The view of intelligence as binary is incredibly corrosive to this field.
I also recognize this from whenever I ask it a question in a field I'm semi-comfortable in, I guide the question in a manner which already includes my expected answer. As I probe it, I often find then that it decided to take my implied answer as granted and decide on an explanation to it after the fact.
I think this also explains a common issue with LLMs where people get the answer they're looking for, regardless of whether it's true or there's a CoT in place.
Why would you then assume the reasoning tokens will include hints supplied in the prompt "faithfully"? The model may or may not include the hints - depending on whether the model activations believe those hints are necessary to arrive at the answer. In their experiments, they found between 20% and 40% of the time, the models included those hints. Naively, that sounds unsurprising to me.
Even in the second experiment when they trained the model to use hints, the optimization was around the answer, not the tokens. I am not surprised the models did not include the hints because they are not trained to include the hints.
That said, and in spite of me potentially coming across as an unsurprised-by-the-result reader, it is a good experiment because "now we have some experimental results" to lean into.
Kudos to Anthropic for continuing to study these models.
Are the transistors executing the code within the confines even capable of intentionality? If so - where is it derived from?
The only way to make actual use of LLMs imo is to treat them as what they are, a model that generates text based on some statistical regularities, without any kind of actual understanding or concepts behind that. If that is understood well, one can know how to setup things in order to optimise for desired output (or "alignment"). The way "alignment research" presents models as if they are actually thinking or have intentions of their own (hence the choice of the word "alignment" for this) makes no sense.
It feels like I only have 5% of the control, and then it goes into a self-chat where it thinks it’s right and builds on it’s misunderstanding. So 95% of the outcome is driven by rambling, not my input.
Windsurf seems to do a good job of regularly injecting guidance so it sticks to what I’ve said. But I’ve had some extremely annoying interactions with confident-but-wrong “reasoning” models.
But, yeah, it is sort of shocking if anybody was using “chain of thought” as a reflection of some actual thought process going on in the model, right? The “thought,” such as it is, is happening in the big pile of linear algebra, not the prompt or the intermediary prompts.
Err… anyway, like, IBM was working on explainable AI years ago, and that company is a dinosaur. I’m not up on what companies like OpenAI are doing, but surely they aren’t behind IBM in this stuff, right?

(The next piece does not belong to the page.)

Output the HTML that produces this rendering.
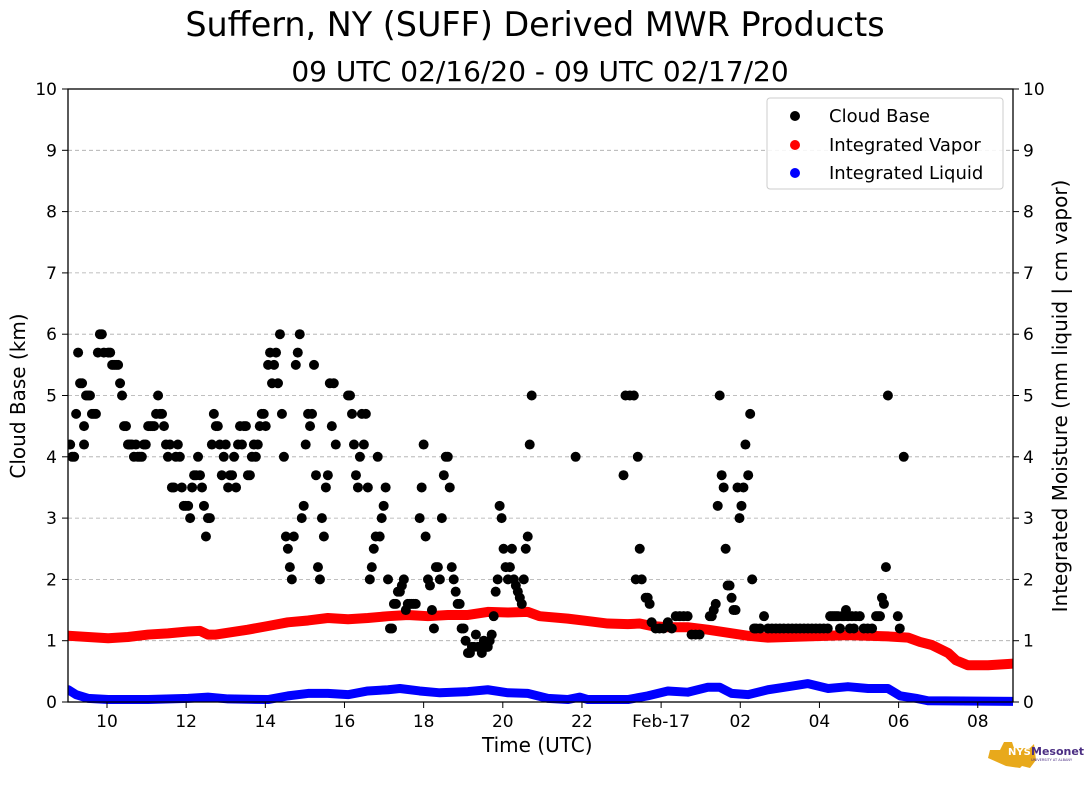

> This is concerning because it suggests that, should an AI system find hacks, bugs, or shortcuts in a task, we wouldn’t be able to rely on their Chain-of-Thought to check whether they’re cheating or genuinely completing the task at hand.

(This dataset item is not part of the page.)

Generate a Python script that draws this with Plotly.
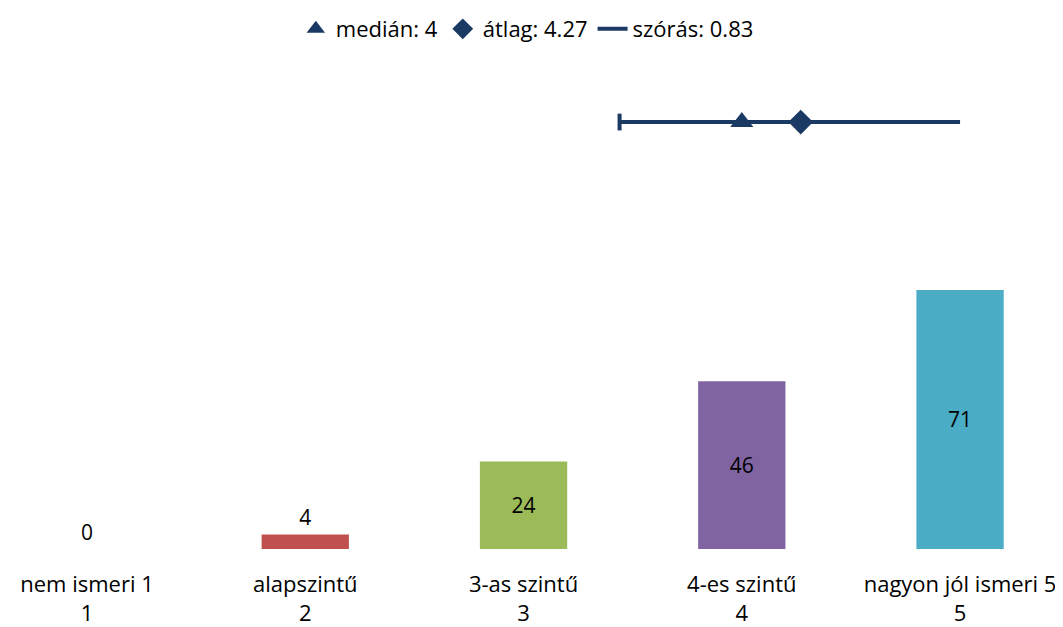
import plotly.graph_objects as go

categories = ["nem ismeri 1", "alapszintű", "3-as szintű", "4-es szintű", "nagyon jól ismeri 5"]
scale_values = [1, 2, 3, 4, 5]
counts = [0, 4, 24, 46, 71]
bar_colors = ["#4F81BD", "#C0504D", "#9BBB59", "#8064A2", "#4BACC6"]

median = 4
mean = 4.27
sd = 0.83
stats_y = 117

navy = "#1B3A63"
font_family = "'Open Sans', sans-serif"
fs = 22

tick_text = [f"{c}<br>{v}" for c, v in zip(categories, scale_values)]
text_pos = ["inside" if c >= 15 else "outside" for c in counts]

fig = go.Figure()
fig.add_trace(go.Bar(
    x=scale_values, y=counts, marker=dict(color=bar_colors, line=dict(width=0)), width=0.4,
    text=[str(c) for c in counts], textposition=text_pos, textangle=0,
    insidetextfont=dict(color="black", size=21, family=font_family),
    outsidetextfont=dict(color="black", size=21, family=font_family),
    insidetextanchor="middle", cliponaxis=False,
    showlegend=False, hoverinfo="skip",
))

sd_left = mean - sd
sd_right = min(mean + sd, max(scale_values))
fig.add_trace(go.Scatter(
    x=[sd_left, sd_right], y=[stats_y, stats_y], mode="lines",
    line=dict(color=navy, width=4), name=f"szórás: {sd}",
))
fig.add_trace(go.Scatter(
    x=[sd_left], y=[stats_y], mode="markers",
    marker=dict(symbol="line-ns", size=12, line=dict(color=navy, width=4)),
    showlegend=False,
))
fig.add_trace(go.Scatter(
    x=[median], y=[stats_y], mode="markers",
    marker=dict(symbol="triangle-up", size=20, color=navy),
    name=f"medián: {median}",
))
fig.add_trace(go.Scatter(
    x=[mean], y=[stats_y], mode="markers",
    marker=dict(symbol="diamond", size=19, color=navy),
    name=f"átlag: {mean}",
))

# body has an 8px margin in the browser; size figure to fit inside the window
W, H = 1055, 619
fig.update_layout(
    width=W, height=H,
    margin=dict(l=0, r=8, t=52, b=78, autoexpand=False),
    plot_bgcolor="white", paper_bgcolor="white",
    font=dict(family=font_family, size=fs, color="black"),
    showlegend=True,
    legend=dict(orientation="h", x=0.496, xanchor="center", y=1.0, yanchor="top",
                yref="container", traceorder="normal", font=dict(size=fs),
                itemwidth=30, tracegroupgap=0),
    xaxis=dict(range=[0.638, 5.435], tickvals=scale_values, ticktext=tick_text,
               showgrid=False, zeroline=False, showline=False, ticks="",
               tickfont=dict(size=fs), ticklabelstandoff=20,
               ticklabeloverflow="allow", automargin=False),
    yaxis=dict(range=[0, 134], visible=False, showgrid=False, zeroline=False),
)
fig.data[3].legendrank = 1
fig.data[4].legendrank = 2
fig.data[1].legendrank = 3

fig.write_html("out.html")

As a non-expert in this field, I fail to see why a RL model taking advantage of it's reward is "concerning". My understanding is that the only difference between a good model and a reward-hacking model is if the end behavior aligns with human preference or not.
The articles TL:DR reads to me as "We trained the model to behave badly, and it then behaved badly". I don't know if i'm missing something, or if calling this concerning might be a little bit sensationalist.

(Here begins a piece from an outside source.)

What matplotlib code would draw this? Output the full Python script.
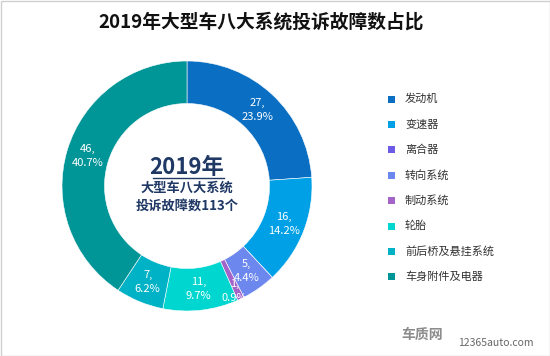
import numpy as np
import matplotlib.pyplot as plt
from matplotlib.patches import Rectangle

plt.rcParams['font.family'] = ['Noto Sans CJK SC', 'DejaVu Sans']

categories = ['发动机', '变速器', '离合器', '转向系统', '制动系统', '轮胎', '前后桥及悬挂系统', '车身附件及电器']
counts = [27, 16, 0, 5, 1, 11, 7, 46]
colors = ['#0a6fc2', '#00a0e6', '#6b5be6', '#6c88ee', '#a463c9', '#00d6d0', '#00b2c6', '#009597']

total = sum(counts)

fig = plt.figure(figsize=(5.5, 3.56), dpi=100)
W, H = 550, 356

# outer frame
fig.patches.append(Rectangle((0.5/W, 0.5/H), 1-1/W, 1-1/H, transform=fig.transFigure,
                             fill=False, edgecolor='#d0d0d0', lw=1))

fig.text(261/W, 1-22/H, '2019年大型车八大系统投诉故障数占比', ha='center', va='center',
         fontsize=13.5, fontweight='bold', color='#111111')

# donut
ax = fig.add_axes([62/W, (H-311)/H, 250/W, 250/H])
wedges, _ = ax.pie(counts, colors=colors, startangle=90, counterclock=False,
                   radius=1.0, wedgeprops=dict(width=0.34, edgecolor='white', linewidth=0.4))
ax.set_xlim(-1, 1)
ax.set_ylim(-1, 1)
ax.set_aspect('equal')

# labels in the ring
ang = 90
for c in counts:
    sweep = 360 * c / total
    if c > 0:
        mid = np.deg2rad(ang - sweep / 2)
        r = 0.83 if c > 2 else 0.93
        ax.text(r*np.cos(mid) - (0.02 if c <= 2 else 0), r*np.sin(mid), f'{c},\n{c/total*100:.1f}%',
                ha='center', va='center', fontsize=8, color='white', linespacing=1.5)
    ang -= sweep

# centre text
ax.text(0, 0.15, '2019年', ha='center', va='center', fontsize=16, fontweight='bold', color='#1f3864')
ax.plot([-0.275, 0.295], [0.065, 0.065], color='#1f3864', lw=1)
ax.text(0, -0.01, '大型车八大系统', ha='center', va='center', fontsize=9.5, fontweight='bold', color='#1f3864')
ax.text(0, -0.155, f'投诉故障数{total}个', ha='center', va='center', fontsize=9.5, fontweight='bold', color='#1f3864')

# legend
for i, (lab, col) in enumerate(zip(categories, colors)):
    y = 99 + i * 25.4
    fig.patches.append(Rectangle((388/W, 1-(y+3.5)/H), 7/W, 7/H, transform=fig.transFigure,
                                 facecolor=col, edgecolor='none'))
    fig.text(405/W, 1-y/H, lab, ha='left', va='center', fontsize=8, color='#333333')

# watermark
fig.text(422/W, 1-335/H, '车质网', ha='center', va='center', fontsize=10, fontweight='bold',
         color='#8c8c8c', style='italic')
fig.text(458/W, 1-343/H, '12365auto.com', ha='left', va='center', fontsize=7.5, color='#666666')

fig.savefig('out.png', dpi=100, facecolor='white')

LLMs are a brainless algorithm that guesses the next word. When you ask them what they think they're also guessing the next word. No reason for it to match, except a trick of context
In one chat, it repeatedly accused me of lying about that.
It only conceded after I had it think of a number between one and a million, and successfully 'guessed' it.
Sad.
but i am just a casual observer of all things AI. so i might be too naive in my "common sense".